Twenty years ago, when Bill and Hillary Clinton were “co-presidents,” Democrats didn’t care much about sexual harassment charges, lying under oath about one of those charges, serial adultery evidence, an affair with a White House intern, sexual assault, even at least one credible rape allegation.
It was time to “move on,” said Democrat activists and those closest to the first couple. What the president of the United States did in his “personal life” was, well, beside the point.
What a difference 20 years makes, huh?
Today, Democrats are calling for some of their own political icons to resign their positions in the House and Senate because of allegations of much less significance and gravity than those faced by Bill Clinton.
Even stranger is that in 1996, his re-election year, Clinton won the women’s vote by 11 million.
Is it a generational shift?
Maybe so. And, if it is, it’s a healthy development.
Or, is it something else?
Could it be that voters overall are just more eager to accept charges of sexual misconduct – even when the allegations are 40 years old?
These were some of the questions rattling around in my brain as I eagerly watched the vote count coming in from Alabama in the U.S. Senate race between Judge Roy Moore and Doug Jones.
Let’s face it. That the race was in ever in doubt is attributable to one thing and one thing alone – weak, unsubstantiated, politically motivated allegations that go back four decades.
I don’t know about you, but I was a different person 40 years ago than I am today – a difference as stark as day and night.

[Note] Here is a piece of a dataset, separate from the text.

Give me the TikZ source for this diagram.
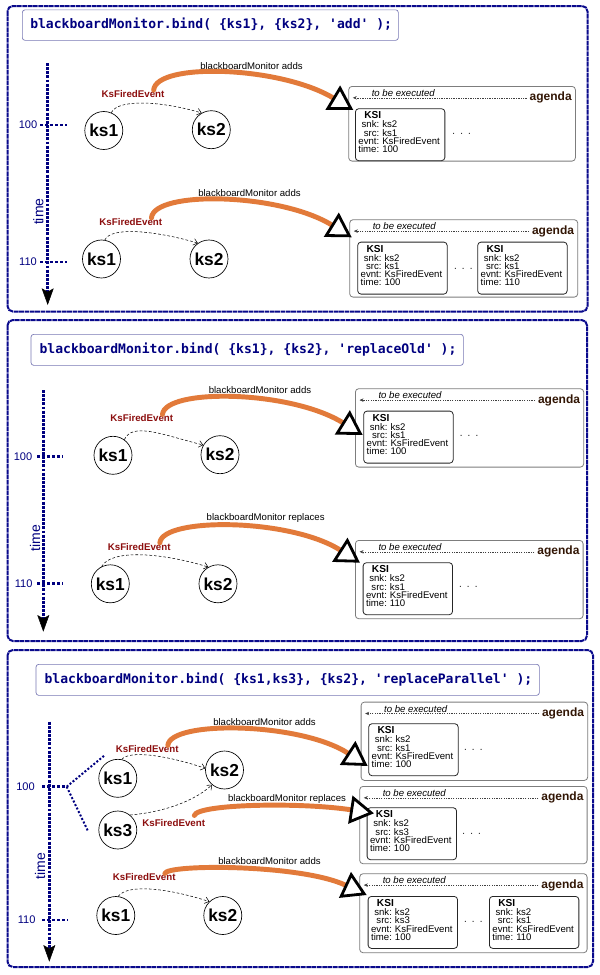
\documentclass[tikz,border=0pt]{standalone}
\usepackage{fontspec}
\setmainfont{Liberation Sans}
\newfontfamily\codefont{DejaVu Sans Mono}[Ligatures=TeXOff]
\usetikzlibrary{arrows.meta,calc}
\definecolor{navyc}{RGB}{0,0,128}
\definecolor{panelc}{RGB}{10,10,140}
\definecolor{titleframe}{RGB}{120,120,180}
\definecolor{orangec}{RGB}{226,122,58}
\definecolor{evred}{RGB}{140,14,14}
\definecolor{agbrown}{RGB}{50,22,5}
\definecolor{agframe}{RGB}{125,125,125}

\tikzset{
  panel/.style={draw=panelc, line width=1.5pt, dash pattern=on 3.5pt off 0.5pt, rounded corners=4pt},
  titlebox/.style={draw=titleframe, line width=0.5pt, rounded corners=2pt, anchor=north west, inner sep=0pt},
  titletext/.style={font=\codefont\bfseries\fontsize{9.8}{11}\selectfont, text=navyc, anchor=west, inner sep=0pt},
  timeaxis/.style={draw=navyc, line width=2.2pt, dash pattern=on 2.2pt off 0.9pt,
     -{Stealth[length=12.5pt,width=9pt,inset=2.5pt,color=black,line width=0.4pt]}},
  tickline/.style={draw=navyc, line width=2.2pt, dash pattern=on 2.2pt off 1.6pt},
  branch/.style={draw=navyc, line width=1.5pt, dash pattern=on 1.5pt off 1.4pt},
  ticklabel/.style={font=\fontsize{8.3}{10}\selectfont, text=navyc, inner sep=0pt},
  timelabel/.style={font=\fontsize{10.5}{12}\selectfont, text=navyc, inner sep=0pt, rotate=90},
  ksnode/.style={circle, draw, line width=0.5pt, fill=white, minimum size=28.5pt, inner sep=0pt, font=\bfseries\fontsize{13}{15}\selectfont},
  evlabel/.style={font=\bfseries\fontsize{7.3}{8}\selectfont, text=evred, inner sep=0pt},
  bmlabel/.style={font=\fontsize{7.2}{8}\selectfont, inner sep=0pt},
  evt/.style={draw=black, line width=0.4pt, dash pattern=on 2pt off 1.5pt, -{Straight Barb[length=3pt,width=5pt]}},
  bm/.style={draw=orangec, line width=3.7pt, line cap=round, -{Triangle[length=18pt,width=21pt,color=black,fill=white,line width=2.1pt]}},
  agbox/.style={draw=agframe, line width=0.6pt, rounded corners=2.5pt, anchor=north west, inner sep=0pt},
  tbe/.style={font=\itshape\fontsize{7.2}{8}\selectfont, inner sep=0pt},
  agtext/.style={font=\bfseries\fontsize{9}{10}\selectfont, text=agbrown, anchor=east, inner sep=0pt},
  agarrow/.style={draw=black!75, line width=0.4pt, dash pattern=on 1pt off 0.8pt, shorten <=2pt, -{Stealth[length=3pt,width=2.6pt]}},
  ksibox/.style={draw=black!85, line width=0.6pt, rounded corners=2.5pt, anchor=north west, inner sep=0pt, minimum width=67.1pt, minimum height=39pt},
  ksihead/.style={font=\bfseries\fontsize{7.6}{8}\selectfont, anchor=base west, inner sep=0pt},
  ksilab/.style={font=\fontsize{7.2}{8}\selectfont, anchor=base east, inner sep=0pt},
  ksival/.style={font=\fontsize{7.2}{8}\selectfont, anchor=base west, inner sep=0pt},
  ellip/.style={font=\fontsize{7.2}{8}\selectfont, inner sep=0pt},
}

\newcommand\agendablock[5]{%
 \begin{scope}[shift={(#2,#3)}]
  \node[agbox, minimum width=#4*0.75pt, minimum height=#5*0.75pt] (#1) at (0,0) {};
  \node[tbe] (#1-tbe) at (55,7) {to be executed};
  \node[agtext] (#1-ag) at (#4-3,11.8) {agenda};
  \coordinate (#1-end) at (4.5,11.8);
  \draw[agarrow] (#1-ag.west) -- (#1-end);
 \end{scope}}

\newcommand\ksiblock[5]{%
 \begin{scope}[shift={(#2,#3)}]
  \node[ksibox] (#1) at (0,0) {};
  \node[ksihead] (#1-h) at (9,10.3) {KSI};
  \node[ksilab] (#1-a1) at (24.5,19.6) {snk:};
  \node[ksival] (#1-b1) at (27,19.6) {ks2};
  \node[ksilab] (#1-a2) at (24.5,27.8) {src:};
  \node[ksival] (#1-b2) at (27,27.8) {#4};
  \node[ksilab] (#1-a3) at (24.5,36) {evnt:};
  \node[ksival] (#1-b3) at (27,36) {KsFiredEvent};
  \node[ksilab] (#1-a4) at (24.5,44.2) {time:};
  \node[ksival] (#1-b4) at (27,44.2) {#5};
 \end{scope}}

\newcommand\threedots{·\hspace{3.5pt}·\hspace{3.5pt}·}

\begin{document}
\begin{tikzpicture}[x=0.75pt,y=-0.75pt]
\useasboundingbox (0,0) rectangle (600,975);
\fill[white] (0,0) rectangle (600,975);

%%%%%%%%%%%%%%%% Panel 1
\draw[panel] (7.5,6) rectangle (587.5,311.5);
\node[titlebox, minimum width=376*0.75pt, minimum height=30.5*0.75pt] (p1-tb) at (22,9.5) {};
\node[titletext] (p1-tt) at (30,24.5) {blackboardMonitor.bind( \{ks1\}, \{ks2\}, 'add' );};

\coordinate (p1-ax0) at (47.7,63);
\coordinate (p1-ax1) at (47.7,305);
\draw[timeaxis] (p1-ax0) -- (p1-ax1);
\node[ticklabel] (p1-l100) at (28,125) {100};
\draw[tickline] (40,125) -- (67,125);
\node[ticklabel] (p1-l110) at (28,262) {110};
\draw[tickline] (40,262) -- (67,262);
\node[timelabel] (p1-time) at (38.3,211.7) {time};

% part a
\node[ksnode] (p1a-ks1) at (103.8,130.5) {ks1};
\node[ksnode] (p1a-ks2) at (211.3,129.7) {ks2};
\draw[evt] (p1a-ks1.67) .. controls +(6,-14) and +(-40,-12) .. (p1a-ks2.120);
\node[evlabel] (p1a-ev) at (133,94) {KsFiredEvent};
\node[bmlabel] (p1a-bm) at (251.5,66) {blackboardMonitor adds};
\agendablock{p1a-ag}{348.3}{86}{226.7}{74.7}
\ksiblock{p1a-k1}{355}{108.3}{ks1}{100}
\node[ellip] (p1a-dots) at (461.7,135) {\threedots};
\coordinate (p1a-tip) at (353.3,110);
\draw[bm] ($(p1a-ev.north east)+(-11,0)$) .. controls (156,62) and (280,66) .. (p1a-tip);

% part b
\node[ksnode] (p1b-ks1) at (101.5,259) {ks1};
\node[ksnode] (p1b-ks2) at (209,259) {ks2};
\draw[evt] (p1b-ks1.80) .. controls +(6,-14) and +(-40,-12) .. (p1b-ks2.125);
\node[evlabel] (p1b-ev) at (130.8,221.7) {KsFiredEvent};
\node[bmlabel] (p1b-bm) at (249.5,193.3) {blackboardMonitor adds};
\agendablock{p1b-ag}{349.3}{219.3}{228}{77.4}
\ksiblock{p1b-k1}{357.3}{241.7}{ks1}{100}
\ksiblock{p1b-k2}{477.3}{241.7}{ks1}{110}
\node[ellip] (p1b-dots) at (463.3,270) {\threedots};
\coordinate (p1b-tip) at (351.7,237.3);
\draw[bm] ($(p1b-ev.north east)+(-11,0)$) .. controls (154,190) and (280,193) .. (p1b-tip);

%%%%%%%%%%%%%%%% Panel 2
\draw[panel] (7.5,320) rectangle (587,641);
\node[titlebox, minimum width=432.3*0.75pt, minimum height=31*0.75pt] (p2-tb) at (30.7,334) {};
\node[titletext] (p2-tt) at (39.3,349.5) {blackboardMonitor.bind( \{ks1\}, \{ks2\}, 'replaceOld' );};

\coordinate (p2-ax0) at (43.3,390);
\coordinate (p2-ax1) at (43.3,631.7);
\draw[timeaxis] (p2-ax0) -- (p2-ax1);
\node[ticklabel] (p2-l100) at (23,456.7) {100};
\draw[tickline] (37,456.7) -- (63,456.7);
\node[ticklabel] (p2-l110) at (23.7,583.3) {110};
\draw[tickline] (37,583.3) -- (63,583.3);
\node[timelabel] (p2-time) at (35,538) {time};

% part a
\node[ksnode] (p2a-ks1) at (113,455.3) {ks1};
\node[ksnode] (p2a-ks2) at (220,454.7) {ks2};
\draw[evt] (p2a-ks1.54) .. controls +(8,-18) and +(-40,-10) .. (p2a-ks2.150);
\node[evlabel] (p2a-ev) at (141.8,418.3) {KsFiredEvent};
\node[bmlabel] (p2a-bm) at (260,390) {blackboardMonitor adds};
\agendablock{p2a-ag}{355}{388.3}{228.3}{78.4}
\ksiblock{p2a-k1}{363.3}{410.7}{ks1}{100}
\node[ellip] (p2a-dots) at (469,437) {\threedots};
\coordinate (p2a-tip) at (362.7,435);
\draw[bm] ($(p2a-ev.north east)+(-11,0)$) .. controls (165,388) and (290,390) .. (p2a-tip);

% part b
\node[ksnode] (p2b-ks1) at (110.3,583.8) {ks1};
\node[ksnode] (p2b-ks2) at (218,583.8) {ks2};
\draw[evt] (p2b-ks1.117) .. controls +(10,-18) and +(-45,-14) .. (p2b-ks2.120);
\node[evlabel] (p2b-ev) at (139.2,546.7) {KsFiredEvent};
\node[bmlabel] (p2b-bm) at (265.7,518.3) {blackboardMonitor replaces};
\agendablock{p2b-ag}{355}{540}{227.7}{78.3}
\ksiblock{p2b-k1}{362.7}{562.3}{ks1}{110}
\node[ellip] (p2b-dots) at (468.3,588.3) {\threedots};
\coordinate (p2b-tip) at (360,562.7);
\draw[bm] ($(p2b-ev.north east)+(-11,0)$) .. controls (162,517) and (290,518) .. (p2b-tip);

%%%%%%%%%%%%%%%% Panel 3
\draw[panel] (7.5,650) rectangle (593,967);
\node[titlebox, minimum width=503.3*0.75pt, minimum height=31*0.75pt] (p3-tb) at (35.7,664) {};
\node[titletext] (p3-tt) at (44.3,680) {blackboardMonitor.bind( \{ks1,ks3\}, \{ks2\}, 'replaceParallel' );};

\coordinate (p3-ax0) at (49.3,721.7);
\coordinate (p3-ax1) at (49.3,961.7);
\draw[timeaxis] (p3-ax0) -- (p3-ax1);
\node[ticklabel] (p3-l100) at (25.5,786.7) {100};
\draw[tickline] (42,786.7) -- (67,786.7);
\coordinate (p3-br0) at (66.7,786.7);
\coordinate (p3-br1) at (105,755);
\coordinate (p3-br2) at (88.3,831.7);
\draw[branch] (p3-br0) -- (p3-br1);
\draw[branch] (p3-br0) -- (p3-br2);
\node[ticklabel] (p3-l110) at (26.7,920) {110};
\draw[tickline] (42,920) -- (68,920);
\node[timelabel] (p3-time) at (40,866) {time};

% part a (ks1 and ks3 at 100)
\node[ksnode] (p3a-ks1) at (117.8,778.3) {ks1};
\node[ksnode] (p3a-ks2) at (224.5,770) {ks2};
\node[ksnode] (p3a-ks3) at (117.8,830) {ks3};
\draw[evt] (p3a-ks1.78) .. controls +(8,-10) and +(-35,-12) .. (p3a-ks2.175);
\draw[evt] (p3a-ks3.51) .. controls +(25,-2) and +(-22,20) .. (p3a-ks2.230);
\node[evlabel] (p3a-ev1) at (147.2,749.3) {KsFiredEvent};
\node[evlabel] (p3a-ev2) at (173.7,823.3) {KsFiredEvent};
\node[bmlabel] (p3a-bm1) at (264.5,721.7) {blackboardMonitor adds};
\node[bmlabel] (p3a-bm2) at (287,799) {blackboardMonitor replaces};

\agendablock{p3a-ag}{360.7}{701.7}{226.6}{78.3}
\ksiblock{p3a-k1}{368.3}{723.3}{ks1}{100}
\node[ellip] (p3a-dots) at (473.3,751) {\threedots};
\coordinate (p3a-tip) at (367.7,766);
\draw[bm] ($(p3a-ev1.north east)+(-11,0)$) .. controls (170,720) and (300,722) .. (p3a-tip);

\agendablock{p3b-ag}{359.3}{786}{227.4}{77.3}
\ksiblock{p3b-k1}{366.7}{807.3}{ks3}{100}
\node[ellip] (p3b-dots) at (471.7,835) {\threedots};
\coordinate (p3b-tip) at (374,813.3);
\draw[bm] ($(p3a-ev2.north east)+(-11,-4)$) .. controls (197,804) and (300,802) .. (p3b-tip);

% part c (110)
\node[ksnode] (p3c-ks1) at (115.8,915.5) {ks1};
\node[ksnode] (p3c-ks2) at (222.8,915.5) {ks2};
\draw[evt] (p3c-ks1.83) .. controls +(10,-13) and +(-40,-13) .. (p3c-ks2.134);
\node[evlabel] (p3c-ev) at (144.2,877.3) {KsFiredEvent};
\node[bmlabel] (p3c-bm) at (269.5,861.5) {blackboardMonitor adds};
\agendablock{p3c-ag}{359.3}{873.3}{227.4}{79}
\ksiblock{p3c-k1}{367.7}{896}{ks3}{100}
\ksiblock{p3c-k2}{489}{896}{ks1}{110}
\node[ellip] (p3c-dots) at (473.3,923.3) {\threedots};
\coordinate (p3c-tip) at (366.7,895);
\draw[bm] ($(p3c-ev.north east)+(-11,0)$) .. controls (167,864) and (300,864) .. (p3c-tip);

\end{tikzpicture}
\end{document}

Roy Moore has run for statewide office in Alabama a number of times in the last 20 years. Does it strike anyone else as strange that none of these allegations were made during that long political career? Could it be there is absolutely nothing to them – zip, zilch, nada?
Should the character and morality of any man or woman be judged on the basis of conduct that may or may not have happened 40 years ago?
I don’t think that would be a fair standard, even if the most egregious allegations against Roy Moore turned out to be 100 percent true.
While the Moore-Jones race is in the rear-view mirror now, it’s worth considering some of these questions I have raised here. Whatever the answers are or should be, the issues raised here will have an impact in the 2018 elections and the 2020 elections – which no longer look so far away.
If candidates are going to face unsubstantiated allegations of the kind that Roy Moore faced in 2017, it will represent the triumph of fake news, not to mention reckless and irresponsible allegations.
It’s not that I haven’t seen this before. I have. However, what we must recognize is that these kinds of sleazy charges are most often hurled by Democrats and accepted at face value by their allies who dominate the Big Media.
Who stole this election?
The cartel of the Big Media and the Democrats.
It’s still powerful, even though more Americans are realizing they’re not get real news from the Big Media. But when that unholy cartel can steal a big and meaningful election in Alabama, then you know we’re in for a helluva political ride over the next three years.